Ms Griffith was one of a number of MPs who met in Parliament on Wednesday (21st November) to demand justice for the over 50,000 current and former employees of HSBC and previously the Midland Bank who have had their pensions reduced through a process known as ‘clawback’. She has been helping to coordinate the campaign as a founder member of the
Nia Griffith MP explained: “Pension clawback is a completely outdated practice whereby a company cuts an employee’s work pension on the grounds that they will also receive a state pension.
“This practice unfairly penalises the lowest paid employees, who are mainly women in this case. One female employee with a gross pension of around £3,500 lost a shocking 30 per cent of their pension income through clawback, whilst a senior manager on £75k a year would lose just 3 per cent.
“It is shocking that due to poor communication by HSBC and Midland Bank, most employees affected by clawback were not aware that it would apply to them until they hit retirement. Then a letter lands on their doorstep informing them that they could lose a huge chunk of their pension.
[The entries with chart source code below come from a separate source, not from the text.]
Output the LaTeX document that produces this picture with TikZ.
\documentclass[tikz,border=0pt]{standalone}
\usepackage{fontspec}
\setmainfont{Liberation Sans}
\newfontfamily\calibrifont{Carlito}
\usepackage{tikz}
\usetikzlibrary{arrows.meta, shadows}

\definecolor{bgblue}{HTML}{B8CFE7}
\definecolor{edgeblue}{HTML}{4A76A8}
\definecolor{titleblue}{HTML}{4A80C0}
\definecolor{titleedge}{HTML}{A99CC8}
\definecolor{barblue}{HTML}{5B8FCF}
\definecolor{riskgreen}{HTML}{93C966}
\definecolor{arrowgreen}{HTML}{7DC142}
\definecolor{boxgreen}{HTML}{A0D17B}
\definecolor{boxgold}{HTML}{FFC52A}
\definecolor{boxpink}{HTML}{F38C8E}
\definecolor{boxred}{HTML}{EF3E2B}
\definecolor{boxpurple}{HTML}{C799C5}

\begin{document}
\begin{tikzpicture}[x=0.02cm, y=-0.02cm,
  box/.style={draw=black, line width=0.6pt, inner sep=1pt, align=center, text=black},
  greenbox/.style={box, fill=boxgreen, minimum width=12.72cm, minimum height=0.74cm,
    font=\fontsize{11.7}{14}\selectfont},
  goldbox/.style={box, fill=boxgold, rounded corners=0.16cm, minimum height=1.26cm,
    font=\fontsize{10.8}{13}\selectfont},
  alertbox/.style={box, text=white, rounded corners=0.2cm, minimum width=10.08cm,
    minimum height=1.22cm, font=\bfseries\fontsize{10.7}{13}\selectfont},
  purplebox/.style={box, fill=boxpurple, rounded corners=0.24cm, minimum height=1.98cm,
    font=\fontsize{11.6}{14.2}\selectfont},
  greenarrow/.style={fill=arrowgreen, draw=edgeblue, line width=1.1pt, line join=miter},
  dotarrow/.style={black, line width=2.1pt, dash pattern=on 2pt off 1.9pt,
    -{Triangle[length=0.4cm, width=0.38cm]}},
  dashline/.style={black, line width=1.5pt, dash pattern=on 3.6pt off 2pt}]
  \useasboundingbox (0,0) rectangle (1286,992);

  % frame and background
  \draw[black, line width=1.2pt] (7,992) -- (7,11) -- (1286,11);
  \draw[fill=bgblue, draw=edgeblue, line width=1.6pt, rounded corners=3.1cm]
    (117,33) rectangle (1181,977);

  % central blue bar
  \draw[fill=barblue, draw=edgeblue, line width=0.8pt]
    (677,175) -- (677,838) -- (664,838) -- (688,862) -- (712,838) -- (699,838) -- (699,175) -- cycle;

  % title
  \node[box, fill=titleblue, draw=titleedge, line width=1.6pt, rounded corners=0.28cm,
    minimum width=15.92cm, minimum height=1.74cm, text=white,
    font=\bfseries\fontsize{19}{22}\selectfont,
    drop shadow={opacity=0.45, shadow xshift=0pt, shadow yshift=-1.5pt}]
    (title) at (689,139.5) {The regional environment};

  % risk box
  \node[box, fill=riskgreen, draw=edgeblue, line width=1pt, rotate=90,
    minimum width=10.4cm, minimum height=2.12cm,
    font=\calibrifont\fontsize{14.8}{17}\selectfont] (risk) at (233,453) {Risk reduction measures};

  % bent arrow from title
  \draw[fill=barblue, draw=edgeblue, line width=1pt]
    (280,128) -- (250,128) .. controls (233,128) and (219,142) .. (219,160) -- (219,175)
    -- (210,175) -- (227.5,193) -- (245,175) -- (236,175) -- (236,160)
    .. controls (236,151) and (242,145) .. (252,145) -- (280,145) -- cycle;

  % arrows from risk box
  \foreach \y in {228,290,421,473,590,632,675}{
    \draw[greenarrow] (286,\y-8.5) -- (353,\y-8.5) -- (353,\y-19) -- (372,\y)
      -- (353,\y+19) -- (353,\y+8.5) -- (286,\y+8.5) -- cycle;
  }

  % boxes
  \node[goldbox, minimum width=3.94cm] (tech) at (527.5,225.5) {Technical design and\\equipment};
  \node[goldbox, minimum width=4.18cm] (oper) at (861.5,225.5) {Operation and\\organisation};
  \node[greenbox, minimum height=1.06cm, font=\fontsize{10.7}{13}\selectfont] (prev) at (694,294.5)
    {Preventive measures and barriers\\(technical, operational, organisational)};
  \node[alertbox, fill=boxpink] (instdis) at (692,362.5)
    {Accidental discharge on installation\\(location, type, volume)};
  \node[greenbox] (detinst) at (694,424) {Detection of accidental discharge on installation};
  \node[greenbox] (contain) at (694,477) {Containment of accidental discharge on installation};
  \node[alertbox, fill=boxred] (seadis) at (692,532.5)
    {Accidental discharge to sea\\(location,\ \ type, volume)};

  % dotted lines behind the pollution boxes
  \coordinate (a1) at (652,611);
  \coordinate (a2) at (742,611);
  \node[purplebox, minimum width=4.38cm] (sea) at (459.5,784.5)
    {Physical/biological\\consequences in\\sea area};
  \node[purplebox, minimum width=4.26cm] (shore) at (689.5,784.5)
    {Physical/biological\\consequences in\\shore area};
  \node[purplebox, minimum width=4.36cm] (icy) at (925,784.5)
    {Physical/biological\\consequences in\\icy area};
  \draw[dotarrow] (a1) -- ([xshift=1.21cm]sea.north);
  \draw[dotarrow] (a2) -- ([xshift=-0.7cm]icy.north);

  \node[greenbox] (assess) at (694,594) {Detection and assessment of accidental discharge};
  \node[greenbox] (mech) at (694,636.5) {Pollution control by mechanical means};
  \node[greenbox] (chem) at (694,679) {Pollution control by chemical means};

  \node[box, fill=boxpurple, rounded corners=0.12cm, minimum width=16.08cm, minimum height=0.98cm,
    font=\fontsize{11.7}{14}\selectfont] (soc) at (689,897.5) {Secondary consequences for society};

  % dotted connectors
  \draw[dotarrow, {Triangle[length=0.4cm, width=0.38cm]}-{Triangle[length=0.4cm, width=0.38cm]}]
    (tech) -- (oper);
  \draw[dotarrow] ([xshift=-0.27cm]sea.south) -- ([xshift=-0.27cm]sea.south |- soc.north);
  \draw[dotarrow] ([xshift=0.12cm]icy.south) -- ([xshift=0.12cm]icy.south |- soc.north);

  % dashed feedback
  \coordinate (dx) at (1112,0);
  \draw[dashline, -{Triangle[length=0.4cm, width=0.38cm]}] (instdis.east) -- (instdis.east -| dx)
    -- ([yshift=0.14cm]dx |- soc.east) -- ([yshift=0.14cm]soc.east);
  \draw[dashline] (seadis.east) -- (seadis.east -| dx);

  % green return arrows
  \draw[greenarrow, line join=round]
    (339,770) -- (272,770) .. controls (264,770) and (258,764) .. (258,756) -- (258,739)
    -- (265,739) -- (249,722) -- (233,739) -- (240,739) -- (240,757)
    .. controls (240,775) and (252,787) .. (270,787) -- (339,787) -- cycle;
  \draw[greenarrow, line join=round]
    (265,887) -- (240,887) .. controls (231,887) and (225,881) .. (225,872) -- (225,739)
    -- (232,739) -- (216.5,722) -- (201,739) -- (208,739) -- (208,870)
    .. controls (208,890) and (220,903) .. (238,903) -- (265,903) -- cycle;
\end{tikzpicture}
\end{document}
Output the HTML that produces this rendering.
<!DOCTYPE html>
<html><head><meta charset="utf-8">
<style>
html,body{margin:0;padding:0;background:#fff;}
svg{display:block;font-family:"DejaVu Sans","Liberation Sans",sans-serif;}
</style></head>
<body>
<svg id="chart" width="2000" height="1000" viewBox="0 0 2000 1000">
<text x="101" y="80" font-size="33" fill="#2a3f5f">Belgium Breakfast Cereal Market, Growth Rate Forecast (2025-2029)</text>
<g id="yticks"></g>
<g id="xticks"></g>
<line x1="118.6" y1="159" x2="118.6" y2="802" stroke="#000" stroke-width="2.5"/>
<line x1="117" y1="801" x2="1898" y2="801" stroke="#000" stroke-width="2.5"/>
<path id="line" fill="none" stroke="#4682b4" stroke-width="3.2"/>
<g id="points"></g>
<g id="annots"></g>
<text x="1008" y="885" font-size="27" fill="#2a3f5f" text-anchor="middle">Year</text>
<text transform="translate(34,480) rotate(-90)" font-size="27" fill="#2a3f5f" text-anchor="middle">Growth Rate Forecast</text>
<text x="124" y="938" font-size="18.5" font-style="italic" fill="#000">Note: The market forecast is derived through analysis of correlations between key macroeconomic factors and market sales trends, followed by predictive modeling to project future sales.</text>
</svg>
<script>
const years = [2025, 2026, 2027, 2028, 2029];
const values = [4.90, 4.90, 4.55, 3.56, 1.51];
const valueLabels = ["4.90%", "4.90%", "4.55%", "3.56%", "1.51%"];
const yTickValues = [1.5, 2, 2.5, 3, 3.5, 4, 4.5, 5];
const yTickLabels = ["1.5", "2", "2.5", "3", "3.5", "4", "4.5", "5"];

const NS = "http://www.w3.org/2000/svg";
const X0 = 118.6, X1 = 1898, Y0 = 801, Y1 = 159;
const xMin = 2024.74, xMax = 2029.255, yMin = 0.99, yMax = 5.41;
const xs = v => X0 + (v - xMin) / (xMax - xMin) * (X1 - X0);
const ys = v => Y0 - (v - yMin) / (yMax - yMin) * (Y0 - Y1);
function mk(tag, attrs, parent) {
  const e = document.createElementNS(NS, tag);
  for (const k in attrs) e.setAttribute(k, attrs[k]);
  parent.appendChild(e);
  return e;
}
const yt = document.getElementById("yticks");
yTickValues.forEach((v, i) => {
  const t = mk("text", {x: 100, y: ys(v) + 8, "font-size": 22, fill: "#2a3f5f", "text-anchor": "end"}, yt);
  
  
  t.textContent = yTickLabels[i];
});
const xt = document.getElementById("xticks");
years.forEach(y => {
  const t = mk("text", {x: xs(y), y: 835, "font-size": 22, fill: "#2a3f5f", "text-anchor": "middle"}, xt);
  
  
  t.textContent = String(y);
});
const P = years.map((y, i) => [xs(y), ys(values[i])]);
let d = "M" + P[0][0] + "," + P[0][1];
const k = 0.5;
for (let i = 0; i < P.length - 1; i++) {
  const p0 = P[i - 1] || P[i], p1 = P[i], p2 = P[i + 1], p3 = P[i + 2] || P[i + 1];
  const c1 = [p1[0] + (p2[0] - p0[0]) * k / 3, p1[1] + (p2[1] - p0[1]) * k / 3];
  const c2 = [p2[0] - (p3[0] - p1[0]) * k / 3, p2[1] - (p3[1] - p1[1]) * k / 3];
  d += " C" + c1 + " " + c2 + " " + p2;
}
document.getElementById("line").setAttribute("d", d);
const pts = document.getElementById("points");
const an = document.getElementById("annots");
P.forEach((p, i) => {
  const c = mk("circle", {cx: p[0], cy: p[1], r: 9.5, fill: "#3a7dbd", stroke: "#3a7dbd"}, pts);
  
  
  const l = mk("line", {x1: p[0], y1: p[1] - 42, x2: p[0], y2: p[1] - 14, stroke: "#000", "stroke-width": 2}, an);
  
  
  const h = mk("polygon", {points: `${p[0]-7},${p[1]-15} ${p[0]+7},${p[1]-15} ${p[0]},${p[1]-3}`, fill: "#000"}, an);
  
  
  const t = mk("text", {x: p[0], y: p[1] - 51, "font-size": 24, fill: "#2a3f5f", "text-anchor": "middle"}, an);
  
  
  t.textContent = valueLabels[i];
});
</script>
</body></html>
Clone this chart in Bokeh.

“This is completely unacceptable. HSBC needs to do the right thing and stop this appalling practice.”
The newly-formed All-Party Parliamentary Group of MPs, which Llanelli’s MP has been helping to coordinate as a founder member, is calling on HSBC to compensate those affected and for the company’s Chief Executive to attend the group’s next meeting and answer to MPs. The campaign is also being supported by Unite, which is the UK’s largest union representing finance workers
Clive Betts, Labour MP and chair of the all-party group, said: “There is real anger that a bank making billions of pounds a year is depriving long term and loyal former employees of the pensions they have worked so hard to earn. There is a moral imperative for them to reverse this policy now.”
Sharon McGeough-Adams, who worked for Midland Bank/HSBC for 37 years and now helps to coordinate the Midland Clawback Campaign group, said: “Clawback was never communicated to us in a clear and consistent manner.
“It was further confused by calling it a ‘state deduction’, even though it has nothing to do with the state or ‘contracting out’. Now many of the lowest paid workers, mainly women, have been plunged into financial hardship.
“Clawback is an outdated, unfair and discriminatory practice that does not belong in the 21st century. The vast majority of employers recognise this, and a wealthy bank like HSBC could readily afford to remove it.”